• Dataset section:
********************
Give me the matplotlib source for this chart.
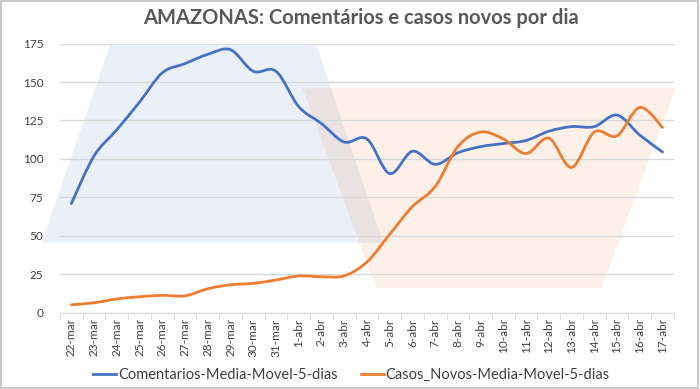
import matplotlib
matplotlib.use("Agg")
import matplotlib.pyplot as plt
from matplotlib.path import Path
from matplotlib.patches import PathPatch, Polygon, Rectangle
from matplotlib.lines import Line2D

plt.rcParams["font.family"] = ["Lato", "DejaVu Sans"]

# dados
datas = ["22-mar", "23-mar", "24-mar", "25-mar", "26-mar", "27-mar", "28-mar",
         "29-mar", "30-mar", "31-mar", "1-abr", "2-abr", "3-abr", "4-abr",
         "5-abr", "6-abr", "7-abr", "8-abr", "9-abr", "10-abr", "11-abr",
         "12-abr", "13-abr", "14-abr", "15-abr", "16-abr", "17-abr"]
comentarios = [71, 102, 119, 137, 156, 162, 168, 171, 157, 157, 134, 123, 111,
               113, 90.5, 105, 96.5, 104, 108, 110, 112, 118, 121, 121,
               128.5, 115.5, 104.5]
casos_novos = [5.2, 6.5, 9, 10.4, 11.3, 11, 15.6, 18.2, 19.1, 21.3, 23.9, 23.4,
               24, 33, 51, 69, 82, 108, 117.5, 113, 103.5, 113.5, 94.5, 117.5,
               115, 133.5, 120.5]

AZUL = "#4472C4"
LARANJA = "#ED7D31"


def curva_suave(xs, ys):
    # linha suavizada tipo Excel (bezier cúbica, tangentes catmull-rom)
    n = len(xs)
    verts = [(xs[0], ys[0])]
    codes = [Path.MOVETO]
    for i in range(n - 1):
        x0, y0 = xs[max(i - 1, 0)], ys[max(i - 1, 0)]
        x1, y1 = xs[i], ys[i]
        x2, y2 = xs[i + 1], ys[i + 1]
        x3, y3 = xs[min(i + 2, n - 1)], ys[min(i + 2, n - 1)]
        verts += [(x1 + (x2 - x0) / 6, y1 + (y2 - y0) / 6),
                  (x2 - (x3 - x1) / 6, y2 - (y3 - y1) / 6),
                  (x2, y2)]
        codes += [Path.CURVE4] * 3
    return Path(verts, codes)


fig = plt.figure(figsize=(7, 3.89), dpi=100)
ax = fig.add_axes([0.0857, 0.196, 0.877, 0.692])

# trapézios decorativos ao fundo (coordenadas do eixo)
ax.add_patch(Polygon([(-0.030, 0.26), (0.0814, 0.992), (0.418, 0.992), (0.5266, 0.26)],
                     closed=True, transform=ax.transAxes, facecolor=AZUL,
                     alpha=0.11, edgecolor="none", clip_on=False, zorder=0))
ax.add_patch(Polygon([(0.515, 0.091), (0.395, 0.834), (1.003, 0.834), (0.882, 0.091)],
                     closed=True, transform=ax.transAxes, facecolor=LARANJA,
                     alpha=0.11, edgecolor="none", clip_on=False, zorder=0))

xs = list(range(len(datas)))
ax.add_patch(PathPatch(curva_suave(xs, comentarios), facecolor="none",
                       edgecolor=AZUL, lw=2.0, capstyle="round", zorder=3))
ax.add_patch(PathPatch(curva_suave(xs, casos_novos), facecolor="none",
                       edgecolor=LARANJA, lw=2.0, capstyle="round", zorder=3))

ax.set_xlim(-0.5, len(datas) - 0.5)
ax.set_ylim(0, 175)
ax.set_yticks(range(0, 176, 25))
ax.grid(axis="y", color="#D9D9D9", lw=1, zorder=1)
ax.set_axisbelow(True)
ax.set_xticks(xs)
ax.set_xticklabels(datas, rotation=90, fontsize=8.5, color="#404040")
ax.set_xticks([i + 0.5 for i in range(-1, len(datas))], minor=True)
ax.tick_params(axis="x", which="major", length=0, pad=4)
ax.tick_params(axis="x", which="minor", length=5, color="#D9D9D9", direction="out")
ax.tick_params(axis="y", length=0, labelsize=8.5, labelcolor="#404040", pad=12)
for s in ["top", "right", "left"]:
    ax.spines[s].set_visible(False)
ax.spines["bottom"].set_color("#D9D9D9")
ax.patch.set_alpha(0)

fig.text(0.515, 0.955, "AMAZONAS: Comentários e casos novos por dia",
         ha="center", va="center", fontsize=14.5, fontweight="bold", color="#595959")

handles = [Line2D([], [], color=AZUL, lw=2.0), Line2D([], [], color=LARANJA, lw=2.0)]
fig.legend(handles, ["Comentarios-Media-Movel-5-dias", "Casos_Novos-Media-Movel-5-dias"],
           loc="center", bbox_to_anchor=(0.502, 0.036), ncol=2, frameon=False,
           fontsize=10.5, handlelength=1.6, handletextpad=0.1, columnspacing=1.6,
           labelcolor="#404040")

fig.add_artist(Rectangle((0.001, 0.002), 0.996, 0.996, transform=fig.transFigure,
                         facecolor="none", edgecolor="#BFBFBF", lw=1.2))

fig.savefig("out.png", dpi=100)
********************
• Request: Leave out the pictures and restate, word for word, the lines from the top of the data through the line containing "ax = fig.add_axes([0.0857, 0.196, 0.877, 0.692])", both included.

• Answer to the problem:
Give me the matplotlib source for this chart.
import matplotlib
matplotlib.use("Agg")
import matplotlib.pyplot as plt
from matplotlib.path import Path
from matplotlib.patches import PathPatch, Polygon, Rectangle
from matplotlib.lines import Line2D

plt.rcParams["font.family"] = ["Lato", "DejaVu Sans"]

# dados
datas = ["22-mar", "23-mar", "24-mar", "25-mar", "26-mar", "27-mar", "28-mar",
         "29-mar", "30-mar", "31-mar", "1-abr", "2-abr", "3-abr", "4-abr",
         "5-abr", "6-abr", "7-abr", "8-abr", "9-abr", "10-abr", "11-abr",
         "12-abr", "13-abr", "14-abr", "15-abr", "16-abr", "17-abr"]
comentarios = [71, 102, 119, 137, 156, 162, 168, 171, 157, 157, 134, 123, 111,
               113, 90.5, 105, 96.5, 104, 108, 110, 112, 118, 121, 121,
               128.5, 115.5, 104.5]
casos_novos = [5.2, 6.5, 9, 10.4, 11.3, 11, 15.6, 18.2, 19.1, 21.3, 23.9, 23.4,
               24, 33, 51, 69, 82, 108, 117.5, 113, 103.5, 113.5, 94.5, 117.5,
               115, 133.5, 120.5]

AZUL = "#4472C4"
LARANJA = "#ED7D31"


def curva_suave(xs, ys):
    # linha suavizada tipo Excel (bezier cúbica, tangentes catmull-rom)
    n = len(xs)
    verts = [(xs[0], ys[0])]
    codes = [Path.MOVETO]
    for i in range(n - 1):
        x0, y0 = xs[max(i - 1, 0)], ys[max(i - 1, 0)]
        x1, y1 = xs[i], ys[i]
        x2, y2 = xs[i + 1], ys[i + 1]
        x3, y3 = xs[min(i + 2, n - 1)], ys[min(i + 2, n - 1)]
        verts += [(x1 + (x2 - x0) / 6, y1 + (y2 - y0) / 6),
                  (x2 - (x3 - x1) / 6, y2 - (y3 - y1) / 6),
                  (x2, y2)]
        codes += [Path.CURVE4] * 3
    return Path(verts, codes)


fig = plt.figure(figsize=(7, 3.89), dpi=100)
ax = fig.add_axes([0.0857, 0.196, 0.877, 0.692])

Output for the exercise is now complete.